● Material for the task:
========================================================================

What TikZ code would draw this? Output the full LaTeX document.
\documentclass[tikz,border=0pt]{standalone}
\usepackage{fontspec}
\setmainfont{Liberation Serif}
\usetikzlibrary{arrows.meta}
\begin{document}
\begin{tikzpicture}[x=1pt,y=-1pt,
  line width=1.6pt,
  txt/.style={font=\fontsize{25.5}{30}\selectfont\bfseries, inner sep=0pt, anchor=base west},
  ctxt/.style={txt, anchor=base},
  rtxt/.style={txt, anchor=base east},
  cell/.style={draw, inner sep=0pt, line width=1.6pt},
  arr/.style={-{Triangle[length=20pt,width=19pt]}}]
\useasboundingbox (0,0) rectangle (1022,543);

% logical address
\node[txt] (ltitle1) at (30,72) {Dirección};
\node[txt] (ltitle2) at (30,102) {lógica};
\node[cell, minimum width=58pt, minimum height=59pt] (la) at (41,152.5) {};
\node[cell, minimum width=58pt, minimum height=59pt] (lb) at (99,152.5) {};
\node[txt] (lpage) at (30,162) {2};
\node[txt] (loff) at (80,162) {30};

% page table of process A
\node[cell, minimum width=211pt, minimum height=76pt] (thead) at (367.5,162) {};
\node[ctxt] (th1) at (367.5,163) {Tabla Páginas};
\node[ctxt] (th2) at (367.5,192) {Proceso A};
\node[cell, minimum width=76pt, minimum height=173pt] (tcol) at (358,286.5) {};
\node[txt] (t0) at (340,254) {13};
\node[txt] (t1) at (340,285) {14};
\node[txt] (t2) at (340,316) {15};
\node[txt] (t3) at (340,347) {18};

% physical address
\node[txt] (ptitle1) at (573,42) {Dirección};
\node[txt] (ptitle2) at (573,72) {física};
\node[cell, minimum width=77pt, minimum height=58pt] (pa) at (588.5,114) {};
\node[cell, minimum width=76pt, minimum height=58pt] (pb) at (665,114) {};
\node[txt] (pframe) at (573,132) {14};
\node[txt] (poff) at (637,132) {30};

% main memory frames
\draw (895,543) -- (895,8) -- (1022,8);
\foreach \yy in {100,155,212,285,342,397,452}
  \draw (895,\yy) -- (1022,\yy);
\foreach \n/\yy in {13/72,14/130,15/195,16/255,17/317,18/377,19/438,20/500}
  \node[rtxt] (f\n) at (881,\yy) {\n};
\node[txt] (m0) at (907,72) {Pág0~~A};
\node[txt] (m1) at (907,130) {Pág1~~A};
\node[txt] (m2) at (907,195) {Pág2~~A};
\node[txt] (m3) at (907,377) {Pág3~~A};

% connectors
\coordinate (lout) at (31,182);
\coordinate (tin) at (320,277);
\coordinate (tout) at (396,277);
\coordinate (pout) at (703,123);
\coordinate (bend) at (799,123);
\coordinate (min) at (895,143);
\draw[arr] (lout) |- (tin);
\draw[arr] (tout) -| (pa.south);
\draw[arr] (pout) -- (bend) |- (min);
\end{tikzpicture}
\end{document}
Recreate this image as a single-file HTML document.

========================================================================

Please print the material above exactly as it appears, from its first line through the line containing "(loff) at (80,162)", inclusive, and stop there.

What TikZ code would draw this? Output the full LaTeX document.
\documentclass[tikz,border=0pt]{standalone}
\usepackage{fontspec}
\setmainfont{Liberation Serif}
\usetikzlibrary{arrows.meta}
\begin{document}
\begin{tikzpicture}[x=1pt,y=-1pt,
  line width=1.6pt,
  txt/.style={font=\fontsize{25.5}{30}\selectfont\bfseries, inner sep=0pt, anchor=base west},
  ctxt/.style={txt, anchor=base},
  rtxt/.style={txt, anchor=base east},
  cell/.style={draw, inner sep=0pt, line width=1.6pt},
  arr/.style={-{Triangle[length=20pt,width=19pt]}}]
\useasboundingbox (0,0) rectangle (1022,543);

% logical address
\node[txt] (ltitle1) at (30,72) {Dirección};
\node[txt] (ltitle2) at (30,102) {lógica};
\node[cell, minimum width=58pt, minimum height=59pt] (la) at (41,152.5) {};
\node[cell, minimum width=58pt, minimum height=59pt] (lb) at (99,152.5) {};
\node[txt] (lpage) at (30,162) {2};
\node[txt] (loff) at (80,162) {30};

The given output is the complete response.